Best practices for reviewing a 2021 estimate

  1. Compare your estimate with your 2021 Form 1040 taxable income and total tax lines if you have the return available.
  2. Check whether your payroll withholding was entered from W-2 boxes correctly.
  3. Confirm that your deduction choice matches the return you actually filed.
  4. Review whether dependents meet IRS qualifying child rules for 2021.
  5. Remember that advance child tax credit payments can reduce what is claimable on the return.
  6. Use IRS publications or a credentialed tax professional if your return involved business income, capital gains, or multiple credits.
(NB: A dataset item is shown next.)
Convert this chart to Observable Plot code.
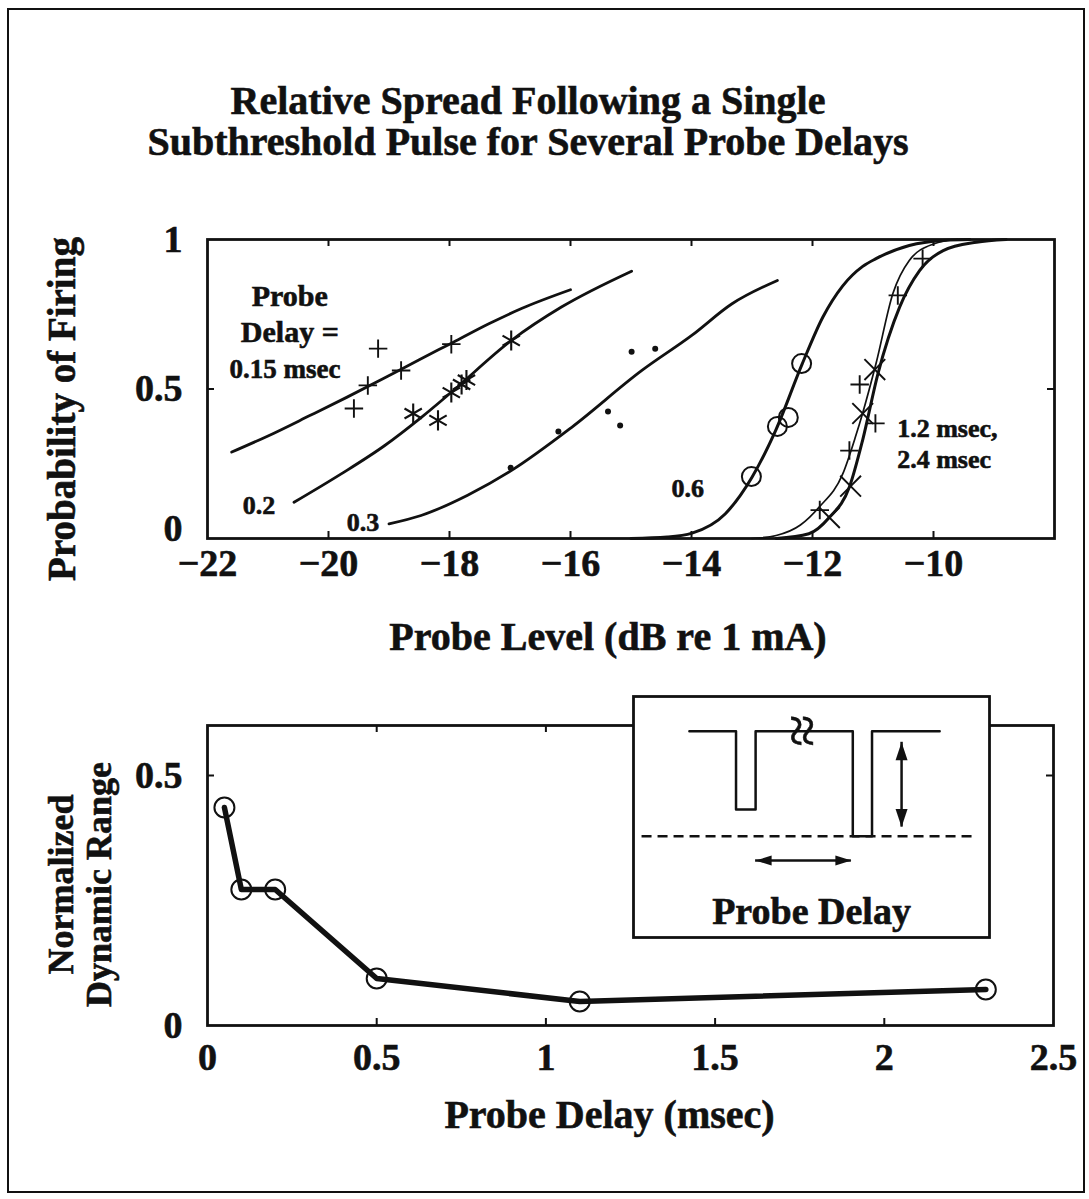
<!DOCTYPE html>
<html>
<head>
<meta charset="utf-8">
<script src="https://cdn.jsdelivr.net/npm/d3@7"></script>
<script src="https://cdn.jsdelivr.net/npm/@observablehq/plot@0.6"></script>
<style>
  body { margin: 0; background: #fff; }
  #fig { position: relative; width: 1089px; height: 1199px; background: #fff; color: #111;
         font-family: "Liberation Serif", "Times New Roman", serif; font-weight: bold; }
  #border { position: absolute; left: 7px; top: 8px; width: 1074px; height: 1181px; border: 2px solid #111; }
  #title { position: absolute; left: 0; top: 80px; width: 1056px; text-align: center; font-size: 40px; line-height: 41px;
           -webkit-text-stroke: 0.6px #111; }
  .panel { position: absolute; }
  .panel text { stroke: #111; stroke-width: 0.6px; }
</style>
</head>
<body>
<div id="fig">
  <div id="border"></div>
  <div id="title">Relative Spread Following a Single<br>Subthreshold Pulse for Several Probe Delays</div>
</div>
<script>
// ---------- Upper panel: probability of firing vs probe level ----------
const levelTicks = [-22, -20, -18, -16, -14, -12, -10];
const probTicks = [0, 0.5, 1];

// Measured points for each probe delay (dB re 1 mA, probability)
const d015Level = [-19.18, -19.35, -19.58, -18.80, -17.97];
const d015Prob  = [0.635, 0.512, 0.435, 0.562, 0.650];
const d02Level  = [-18.60, -18.19, -17.97, -17.80, -17.72, -16.98];
const d02Prob   = [0.418, 0.395, 0.488, 0.515, 0.530, 0.662];
const d03Level  = [-16.99, -16.20, -15.38, -15.18, -14.99, -14.60];
const d03Prob   = [0.237, 0.358, 0.425, 0.378, 0.625, 0.635];
const d06Level  = [-13.01, -12.58, -12.40, -12.18];
const d06Prob   = [0.207, 0.375, 0.405, 0.585];
const d12Level  = [-10.18, -10.59, -11.22, -10.96, -11.39, -11.88];
const d12Prob   = [0.936, 0.813, 0.515, 0.385, 0.294, 0.095];
const d24Level  = [-10.97, -11.17, -11.37, -11.72];
const d24Prob   = [0.565, 0.418, 0.175, 0.070];

// Fitted curves for each probe delay
const fit015Level = [-21.6, -21.0, -20.3, -19.7, -19.1, -18.5, -17.95, -17.35, -16.8, -16.0];
const fit015Prob  = [0.289, 0.343, 0.412, 0.472, 0.534, 0.598, 0.655, 0.718, 0.770, 0.832];
const fit02Level  = [-20.57, -19.79, -19.07, -18.46, -17.97, -16.98, -16.15, -14.99];
const fit02Prob   = [0.121, 0.216, 0.311, 0.406, 0.489, 0.662, 0.774, 0.894];
const fit03Level  = [-19.0, -18.47, -17.7, -16.98, -15.98, -14.82, -13.99, -13.33, -12.58];
const fit03Prob   = [0.049, 0.077, 0.145, 0.227, 0.372, 0.562, 0.680, 0.785, 0.863];
const fit06Level  = [-15.0, -14.4, -13.99, -13.44, -13.0, -12.61, -12.17, -11.83, -11.5, -11.17, -10.95, -10.4, -9.85, -9.4];
const fit06Prob   = [0.0, 0.005, 0.018, 0.083, 0.205, 0.361, 0.584, 0.740, 0.845, 0.910, 0.936, 0.980, 0.997, 1.0];
const fit12Level  = [-13.0, -12.6, -12.2, -11.89, -11.5, -11.29, -11.17, -10.95, -10.67, -10.4, -10.0, -9.6];
const fit12Prob   = [0.0, 0.010, 0.045, 0.105, 0.216, 0.340, 0.420, 0.585, 0.820, 0.930, 0.985, 1.0];
const fit24Level  = [-12.6, -12.06, -11.72, -11.39, -11.17, -10.92, -10.56, -10.23, -9.84, -9.29, -8.8];
const fit24Prob   = [0.0, 0.016, 0.071, 0.172, 0.330, 0.550, 0.774, 0.896, 0.963, 0.991, 1.0];

// ---------- Lower panel: normalized dynamic range vs probe delay ----------
const delayTicks = [0, 0.5, 1, 1.5, 2, 2.5];
const rangeTicks = [0, 0.5];
const probeDelay = [0.05, 0.1, 0.2, 0.5, 1.1, 2.3];
const dynamicRange = [0.436, 0.272, 0.272, 0.094, 0.048, 0.072];

// ---------- Stimulus schematic (arbitrary time / level units) ----------
const pulseTime  = [15.7, 28.8, 28.8, 34.3, 34.3, 61.6, 61.6, 67.0, 67.0, 86.0];
const pulseLevel = [85.6, 85.6, 53.1, 53.1, 85.6, 85.6, 42.0, 42.0, 85.6, 85.6];
const thresholdTime = [2.4, 95.6];
const thresholdLevel = 42.0;
const delayArrowTime = [34.3, 61.2];
const delayArrowLevel = 31.9;
const levelArrowTime = 75.3;
const levelArrowLevel = [45.8, 81.0];
const breakTime = 47.2;

const ink = "#111";
const serif = "'Liberation Serif', 'Times New Roman', serif";
const rows = (xs, ys) => xs.map((x, i) => ({x, y: ys[i]}));
const fmt = d3.format("~g");
const tickLen = 7;
const tickFont = 38;

const fig = document.getElementById("fig");
function place(svg, left, top) {
  svg.classList.add("panel");
  svg.style.left = left + "px";
  svg.style.top = top + "px";
  fig.appendChild(svg);
}
function innerTicks(xt, yt, frameW, frameH) {
  const o = {stroke: ink, strokeWidth: 2};
  return [
    Plot.ruleX(xt, {...o, insetTop: frameH - tickLen}),
    Plot.ruleX(xt, {...o, insetBottom: frameH - tickLen}),
    Plot.ruleY(yt, {...o, insetRight: frameW - tickLen}),
    Plot.ruleY(yt, {...o, insetLeft: frameW - tickLen})
  ];
}
const baseStyle = {fontFamily: serif, fontWeight: "bold", fontSize: "36px", color: ink, background: "transparent", overflow: "visible"};

// Upper panel
{
  const W = 1089, H = 500, ml = 207, mr = 35, mt = 59, mb = 142;
  const fw = W - ml - mr, fh = H - mt - mb;
  const line = (xs, ys, sw = 2.8) => Plot.line(rows(xs, ys), {x: "x", y: "y", curve: "monotone-x", stroke: ink, strokeWidth: sw});
  const svg = Plot.plot({
    width: W, height: H, marginLeft: ml, marginRight: mr, marginTop: mt, marginBottom: mb,
    style: baseStyle,
    x: {domain: [-22, -8], label: null},
    y: {domain: [0, 1], label: null},
    marks: [
      ...innerTicks(levelTicks.slice(1), [0.5], fw, fh),
      Plot.frame({stroke: ink, strokeWidth: 2.8}),
      Plot.axisX({ticks: levelTicks, tickSize: 0, tickPadding: 11, fontSize: tickFont, tickFormat: fmt}),
      Plot.axisY({ticks: [0.5, 1], tickSize: 0, tickPadding: 25, fontSize: tickFont, tickFormat: fmt}),
      Plot.axisY({ticks: [0], tickSize: 0, tickPadding: 25, fontSize: tickFont, tickFormat: fmt, dy: -10}),
      line(fit015Level, fit015Prob),
      line(fit02Level, fit02Prob),
      line(fit03Level, fit03Prob),
      line(fit06Level, fit06Prob, 3),
      line(fit12Level, fit12Prob, 1.7),
      line(fit24Level, fit24Prob, 3),
      Plot.dot(rows(d015Level, d015Prob), {x: "x", y: "y", symbol: "plus", r: 6, stroke: ink, strokeWidth: 1.9}),
      Plot.dot(rows(d02Level, d02Prob), {x: "x", y: "y", symbol: "asterisk", r: 9.5, stroke: ink, strokeWidth: 2.1}),
      Plot.dot(rows(d03Level, d03Prob), {x: "x", y: "y", r: 3, fill: ink, stroke: "none"}),
      Plot.dot(rows(d06Level, d06Prob), {x: "x", y: "y", r: 9.5, fill: "none", stroke: ink, strokeWidth: 2}),
      Plot.dot(rows(d12Level, d12Prob), {x: "x", y: "y", symbol: "plus", r: 6, stroke: ink, strokeWidth: 1.9}),
      Plot.dot(rows(d24Level, d24Prob), {x: "x", y: "y", symbol: "times", r: 9.5, stroke: ink, strokeWidth: 1.9}),
      // curve annotations
      Plot.text(["Probe"], {x: -20.64, y: 0.81, fontSize: 30}),
      Plot.text(["Delay ="], {x: -20.64, y: 0.69, fontSize: 30}),
      Plot.text(["0.15 msec"], {x: -20.72, y: 0.566, fontSize: 27}),
      Plot.text(["0.2"], {x: -21.15, y: 0.11, fontSize: 26}),
      Plot.text(["0.3"], {x: -19.43, y: 0.054, fontSize: 26}),
      Plot.text(["0.6"], {x: -14.06, y: 0.167, fontSize: 26}),
      Plot.text(["1.2 msec,"], {x: -10.6, y: 0.368, fontSize: 26, textAnchor: "start"}),
      Plot.text(["2.4 msec"], {x: -10.6, y: 0.264, fontSize: 26, textAnchor: "start"}),
      // axis titles
      Plot.text(["Probe Level (dB re 1 mA)"], {frameAnchor: "bottom", lineAnchor: "middle", textAnchor: "middle", dx: -23, dy: 99, fontSize: 40}),
      Plot.text(["Probability of Firing"], {frameAnchor: "left", textAnchor: "middle", lineAnchor: "middle", rotate: -90, dx: -145, dy: 20, fontSize: 39})
    ]
  });
  place(svg, 0, 180);
}

// Lower panel
{
  const W = 1089, H = 440, ml = 207, mr = 36, mt = 45, mb = 95;
  const fw = W - ml - mr, fh = H - mt - mb;
  const pts = rows(probeDelay, dynamicRange);
  const svg = Plot.plot({
    width: W, height: H, marginLeft: ml, marginRight: mr, marginTop: mt, marginBottom: mb,
    style: baseStyle,
    x: {domain: [0, 2.5], label: null},
    y: {domain: [0, 0.6], label: null},
    marks: [
      ...innerTicks(delayTicks.slice(1, -1), [0.5], fw, fh),
      Plot.frame({stroke: ink, strokeWidth: 2.8}),
      Plot.axisX({ticks: delayTicks, tickSize: 0, tickPadding: 18, fontSize: tickFont, tickFormat: fmt}),
      Plot.axisY({ticks: rangeTicks, tickSize: 0, tickPadding: 25, fontSize: tickFont, tickFormat: fmt}),
      Plot.line(pts, {x: "x", y: "y", stroke: ink, strokeWidth: 5.5}),
      Plot.dot(pts, {x: "x", y: "y", r: 10, fill: "none", stroke: ink, strokeWidth: 2}),
      Plot.text(["Probe Delay (msec)"], {frameAnchor: "bottom", lineAnchor: "middle", textAnchor: "middle", dx: -21, dy: 90, fontSize: 40}),
      Plot.text(["Normalized\nDynamic Range"], {frameAnchor: "left", textAnchor: "middle", lineAnchor: "middle", rotate: -90, dx: -128, dy: 9, fontSize: 36, lineHeight: 1.05})
    ]
  });
  place(svg, 0, 680);
}

// Stimulus schematic inset
{
  const W = 362, H = 247, m = 3;
  const svg = Plot.plot({
    width: W, height: H, margin: m,
    style: {...baseStyle, overflow: "visible"},
    x: {domain: [0, 100], axis: null},
    y: {domain: [0, 100], axis: null},
    marks: [
      Plot.frame({fill: "white", stroke: ink, strokeWidth: 2.8}),
      Plot.line(rows(pulseTime, pulseLevel), {x: "x", y: "y", stroke: ink, strokeWidth: 2.5}),
      Plot.ruleY([thresholdLevel], {x1: thresholdTime[0], x2: thresholdTime[1], stroke: ink, strokeWidth: 2.5, strokeDasharray: "10,6"}),
      Plot.text(["≈"], {x: breakTime, y: pulseLevel[0], rotate: 90, fontSize: 58, fontWeight: "normal", fill: ink}),
      // level arrow
      Plot.ruleX([levelArrowTime], {y1: levelArrowLevel[0], y2: levelArrowLevel[1], stroke: ink, strokeWidth: 2.5}),
      Plot.vector([levelArrowLevel[1]], {x: levelArrowTime, y: d => d, length: 18, rotate: 0, anchor: "end", shape: "spike", r: 6, fill: ink, stroke: "none"}),
      Plot.vector([levelArrowLevel[0]], {x: levelArrowTime, y: d => d, length: 18, rotate: 180, anchor: "end", shape: "spike", r: 6, fill: ink, stroke: "none"}),
      // delay arrow
      Plot.ruleY([delayArrowLevel], {x1: delayArrowTime[0], x2: delayArrowTime[1], stroke: ink, strokeWidth: 2.5}),
      Plot.vector([delayArrowTime[0]], {x: d => d, y: delayArrowLevel, length: 16, rotate: 270, anchor: "end", shape: "spike", r: 5, fill: ink, stroke: "none"}),
      Plot.vector([delayArrowTime[1]], {x: d => d, y: delayArrowLevel, length: 16, rotate: 90, anchor: "end", shape: "spike", r: 5, fill: ink, stroke: "none"}),
      Plot.text(["Probe Delay"], {frameAnchor: "bottom", lineAnchor: "middle", dy: -26, fontSize: 38})
    ]
  });
  place(svg, 630, 693);
}
</script>
</body>
</html>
A good estimate is not just about reaching a number. It is about understanding the drivers behind the number. That is why the calculator above breaks the result into gross income, deductions, taxable income, estimated tax, estimated credits, and total payments.

Bottom line

A strong 2021 federal tax estimate calculator should do more than produce a single refund number. It should show how your filing status, 2021 deduction amount, tax bracket exposure, child tax credit eligibility, and prior payments interact. Used properly, it becomes both a forecasting tool and an educational tool. Whether you are validating a prior-year filing, preparing for an amendment discussion, or simply trying to understand why your 2021 return came out the way it did, a structured estimate can save time and reduce confusion.

If you need filing-level certainty, use official IRS instructions or work with a qualified tax preparer. If you need a fast, high-quality estimate with transparent assumptions, the calculator on this page gives you an excellent starting point.

Important: This calculator is an educational estimate for 2021 federal income tax only. It does not provide legal, accounting, or tax advice and should not be used as a substitute for professional preparation of a tax return.